Evaluating the integral $\int_0^\infty \frac{\ln(x)}{e^x+1}$

Question

I'm interested in evaluating the integral of

$$ \int_0^\infty \frac{\ln(x)}{e^x+1}\ $$

TLDR: How do you evaluate $ \eta'(1) $?

I found and adapted this integral from this video, unfortunately, they didn't fully evaluate the integral and I'm interested in the result.

This question is similar to this, but my question goes more in-depth on the way that I tried to evaluate this integral.

This was solved by @J.G. in the answers, and by @Zacky in the comments.

I'll run through what I did and what the video did to evaluate the integral

$$ I =\int_0^\infty \frac{\ln(x)}{e^x+1}$$

Multiplying by $ \frac{e^{-x}}{e^{-x}}\ $ results in

$$ = \int_0^\infty\frac{e^{-x}\ln(x)}{e^{-x}+1} $$

Expanding the denominator into a geometric sum results in

$$ = \int_0^\infty\ e^{-x}\ln(x)\sum_{k\ge0}{-e^{-x^k}} $$

Interchanging our signs of integration of summation and simplifying results in

$$ \sum_{k \ge 0}(-1)^k \int_0^\infty\ e^{-x(k+1)}\ln(x) $$

Substituting $ x(k+1) = t $ and $ dx = \frac{dt}{k+1} $ results in

$$ \sum_{k \ge 0} (-1)^k \int_0^\infty e^{-t}\ln(\frac t{k+1})\frac{dt}{k+1} $$

Expanded and simplified you get

$$ \sum_{k \ge 0} \frac{(-1)^k}{k+1} (\int_0^\infty \ln(t)e^{-t}dt - \ln(k+1)\int_0^\infty e^{-t}dt) $$

Once again simplified we can see that our first integral is the $ \mathcal L\{\ln(t)\} $ at $s = 1$ and our second integral is $\Gamma(1)$ in total this results in.

Where $ \mathcal L $ is the Laplace transform and $\Gamma$ is the Gamma function.

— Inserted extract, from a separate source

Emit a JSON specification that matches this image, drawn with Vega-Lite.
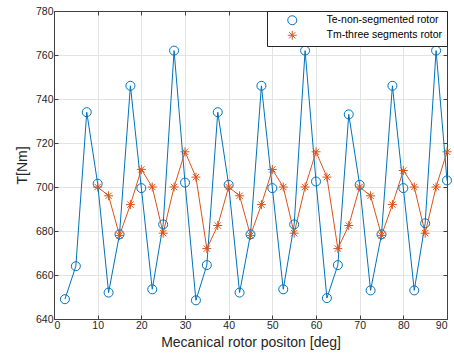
{
  "$schema": "https://vega.github.io/schema/vega-lite/v6.json",
  "width": 393,
  "height": 308,
  "autosize": {"type": "none"},
  "padding": {"left": 54, "top": 11, "right": 7, "bottom": 41},
  "background": "white",
  "config": {
    "font": "Liberation Sans",
    "view": {"stroke": "#404040", "strokeWidth": 1},
    "axis": {
      "domainColor": "#404040",
      "tickColor": "#404040",
      "gridColor": "#e3e3e3",
      "labelColor": "#262626",
      "titleColor": "#262626",
      "labelFont": "Liberation Sans",
      "titleFont": "Liberation Sans",
      "labelFontSize": 10.5,
      "titleFontSize": 14,
      "titleFontWeight": "normal",
      "tickSize": -4,
      "labelPadding": 5
    },
    "legend": {"labelFont": "Liberation Sans"}
  },
  "data": {
    "values": [
      {"x": 2.5, "T": 649, "s": "Te-non-segmented rotor"},
      {"x": 5, "T": 664, "s": "Te-non-segmented rotor"},
      {"x": 7.5, "T": 734, "s": "Te-non-segmented rotor"},
      {"x": 10, "T": 701.5, "s": "Te-non-segmented rotor"},
      {"x": 12.5, "T": 652, "s": "Te-non-segmented rotor"},
      {"x": 15, "T": 678.5, "s": "Te-non-segmented rotor"},
      {"x": 17.5, "T": 746, "s": "Te-non-segmented rotor"},
      {"x": 20, "T": 699.5, "s": "Te-non-segmented rotor"},
      {"x": 22.5, "T": 653.5, "s": "Te-non-segmented rotor"},
      {"x": 25, "T": 683, "s": "Te-non-segmented rotor"},
      {"x": 27.5, "T": 762, "s": "Te-non-segmented rotor"},
      {"x": 30, "T": 702, "s": "Te-non-segmented rotor"},
      {"x": 32.5, "T": 648.5, "s": "Te-non-segmented rotor"},
      {"x": 35, "T": 664.5, "s": "Te-non-segmented rotor"},
      {"x": 37.5, "T": 734, "s": "Te-non-segmented rotor"},
      {"x": 40, "T": 701, "s": "Te-non-segmented rotor"},
      {"x": 42.5, "T": 652, "s": "Te-non-segmented rotor"},
      {"x": 45, "T": 678.5, "s": "Te-non-segmented rotor"},
      {"x": 47.5, "T": 746, "s": "Te-non-segmented rotor"},
      {"x": 50, "T": 699.5, "s": "Te-non-segmented rotor"},
      {"x": 52.5, "T": 653.5, "s": "Te-non-segmented rotor"},
      {"x": 55, "T": 683, "s": "Te-non-segmented rotor"},
      {"x": 57.5, "T": 762, "s": "Te-non-segmented rotor"},
      {"x": 60, "T": 702.5, "s": "Te-non-segmented rotor"},
      {"x": 62.5, "T": 649.5, "s": "Te-non-segmented rotor"},
      {"x": 65, "T": 664.5, "s": "Te-non-segmented rotor"},
      {"x": 67.5, "T": 733, "s": "Te-non-segmented rotor"},
      {"x": 70, "T": 701, "s": "Te-non-segmented rotor"},
      {"x": 72.5, "T": 653, "s": "Te-non-segmented rotor"},
      {"x": 75, "T": 678.5, "s": "Te-non-segmented rotor"},
      {"x": 77.5, "T": 746, "s": "Te-non-segmented rotor"},
      {"x": 80, "T": 699.5, "s": "Te-non-segmented rotor"},
      {"x": 82.5, "T": 653, "s": "Te-non-segmented rotor"},
      {"x": 85, "T": 683.5, "s": "Te-non-segmented rotor"},
      {"x": 87.5, "T": 762, "s": "Te-non-segmented rotor"},
      {"x": 90, "T": 703, "s": "Te-non-segmented rotor"},
      {"x": 10, "T": 700, "s": "Tm-three segments rotor"},
      {"x": 12.5, "T": 696, "s": "Tm-three segments rotor"},
      {"x": 15, "T": 678, "s": "Tm-three segments rotor"},
      {"x": 17.5, "T": 692, "s": "Tm-three segments rotor"},
      {"x": 20, "T": 708, "s": "Tm-three segments rotor"},
      {"x": 22.5, "T": 700, "s": "Tm-three segments rotor"},
      {"x": 25, "T": 679, "s": "Tm-three segments rotor"},
      {"x": 27.5, "T": 700, "s": "Tm-three segments rotor"},
      {"x": 30, "T": 716, "s": "Tm-three segments rotor"},
      {"x": 32.5, "T": 704.5, "s": "Tm-three segments rotor"},
      {"x": 35, "T": 672, "s": "Tm-three segments rotor"},
      {"x": 37.5, "T": 682.5, "s": "Tm-three segments rotor"},
      {"x": 40, "T": 700, "s": "Tm-three segments rotor"},
      {"x": 42.5, "T": 696, "s": "Tm-three segments rotor"},
      {"x": 45, "T": 678, "s": "Tm-three segments rotor"},
      {"x": 47.5, "T": 692, "s": "Tm-three segments rotor"},
      {"x": 50, "T": 708, "s": "Tm-three segments rotor"},
      {"x": 52.5, "T": 700, "s": "Tm-three segments rotor"},
      {"x": 55, "T": 679, "s": "Tm-three segments rotor"},
      {"x": 57.5, "T": 700, "s": "Tm-three segments rotor"},
      {"x": 60, "T": 716, "s": "Tm-three segments rotor"},
      {"x": 62.5, "T": 704.5, "s": "Tm-three segments rotor"},
      {"x": 65, "T": 672, "s": "Tm-three segments rotor"},
      {"x": 67.5, "T": 682.5, "s": "Tm-three segments rotor"},
      {"x": 70, "T": 700, "s": "Tm-three segments rotor"},
      {"x": 72.5, "T": 696, "s": "Tm-three segments rotor"},
      {"x": 75, "T": 678, "s": "Tm-three segments rotor"},
      {"x": 77.5, "T": 692, "s": "Tm-three segments rotor"},
      {"x": 80, "T": 707.5, "s": "Tm-three segments rotor"},
      {"x": 82.5, "T": 700, "s": "Tm-three segments rotor"},
      {"x": 85, "T": 679, "s": "Tm-three segments rotor"},
      {"x": 87.5, "T": 700, "s": "Tm-three segments rotor"},
      {"x": 90, "T": 716, "s": "Tm-three segments rotor"}
    ]
  },
  "resolve": {"axis": {"x": "independent", "y": "independent"}},
  "layer": [
    {
      "mark": {"type": "line", "strokeWidth": 1},
      "encoding": {
        "x": {"field": "x", "type": "quantitative", "scale": {"domain": [0, 90], "nice": false},
              "axis": {"title": "Mecanical rotor positon [deg]", "values": [0,10,20,30,40,50,60,70,80,90], "titlePadding": 5}},
        "y": {"field": "T", "type": "quantitative", "scale": {"domain": [640, 780], "nice": false, "zero": false},
              "axis": {"title": "T[Nm]", "values": [640,660,680,700,720,740,760,780], "titlePadding": 6}},
        "color": {"field": "s", "type": "nominal", "scale": {"domain": ["Te-non-segmented rotor", "Tm-three segments rotor"], "range": ["#0072BD", "#D95319"]}}
      }
    },
    {
      "mark": {"type": "point", "filled": false, "size": 81, "strokeWidth": 1, "opacity": 1},
      "encoding": {
        "x": {"field": "x", "type": "quantitative", "axis": null},
        "y": {"field": "T", "type": "quantitative", "axis": null},
        "color": {"field": "s", "type": "nominal",
          "legend": {
            "title": null,
            "orient": "top-right",
            "offset": 0,
            "padding": 4,
            "strokeColor": "#262626",
            "fillColor": "white",
            "labelFontSize": 10.5,
            "labelColor": "#000000",
            "symbolSize": 81,
            "symbolOffset": 16,
            "labelOffset": 29,
            "symbolStrokeWidth": 1,
            "rowPadding": 1
          }
        },
        "shape": {"field": "s", "type": "nominal", "legend": null, "scale": {"domain": ["Te-non-segmented rotor", "Tm-three segments rotor"], "range": ["circle", "M0,-1L0,1M-1,0L1,0M-0.7,-0.7L0.7,0.7M-0.7,0.7L0.7,-0.7"]}}
      }
    },
    {
      "mark": {"type": "point", "opacity": 0},
      "encoding": {
        "x": {"field": "x", "type": "quantitative", "axis": {"orient": "top", "labels": false, "title": null, "grid": false, "values": [0,10,20,30,40,50,60,70,80,90]}},
        "y": {"field": "T", "type": "quantitative", "axis": {"orient": "right", "labels": false, "title": null, "grid": false, "values": [640,660,680,700,720,740,760,780]}}
      }
    }
  ]
}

$$ \sum_{k \ge 0} \frac{(-1)^k}{k+1}(\mathcal L\{\ln(t)\}-\ln(k+1)\Gamma(1)) $$

This then simplifies to

$$ \sum_{k \ge 0} \frac{(-1)^k}{k+1}(-\gamma-\ln(k+1)) $$

With $ \gamma $ being the euler-mascheroni constant

Increasing our lower bound on our summation we get

$$ \sum_{k \ge 1} \frac{(-1)^{k-1}}k(-\gamma-\ln(k)) $$

Realizing that the Dirichlet Eta function is defined as

$$ \eta(s) = \sum_{k \ge 1} \frac{(-1)^{k-1}}{k^s} $$

We can then see that our equation is

$$ \eta(1)(-\gamma-\ln(k)) $$

Knowing that $ \eta(1) = \ln(2) $ we can then distribute our eta to get

$$ -\gamma\ln(2)-\ln(k)\eta(1) $$

Which is

$$ -\gamma\ln(2) - \sum_{k \ge 1} \frac{(-1)^{k-1}}k\ln(k) $$

Taking the derivative of the eta function we can see that this is

$$ -\gamma\ln(2)+\eta'(1) $$

According to Wikipedia $ \eta'(1) $ is equal to $ \gamma\ln(2)-\frac{\ln(2)^2}2$

Meaning that our integral $I$ will evaluate to

$$ I = -\frac{\ln(2)^2}2$$

But how can we evaluate $ \eta'(1) $ without encountering the pole at $s = 1$ of the Zeta function?

Are there any other interesting ways to evaluate this integral not using the eta function?

Thank you for your time and patience!

Answer 1

For $s\approx1$, $\zeta(s)\approx\frac{1}{s-1}+\gamma$ and $\zeta^\prime(s)\approx\frac{-1}{(s-1)^2}$, so$$\begin{align}\eta^\prime(s)&=2^{1-s}\ln2\cdot\zeta(s)+(1-2^{1-s})\zeta^\prime(s)\\&\approx(1+(1-s)\ln 2)\ln2\left(\frac{1}{s-1}+\gamma\right)-\frac{\ln 2}{s-1}+\frac12\ln^22\\&=\gamma\ln 2-\frac12\ln^22.\end{align}$$Note we only need to expand $2^{1-s}$ to $O(1-s)^2$ viz.$$2^{1-s}=1+(1-s)\ln 2+\frac12(1-s)^2\ln^22+o((1-s)^2)$$in the $\zeta^\prime$ term.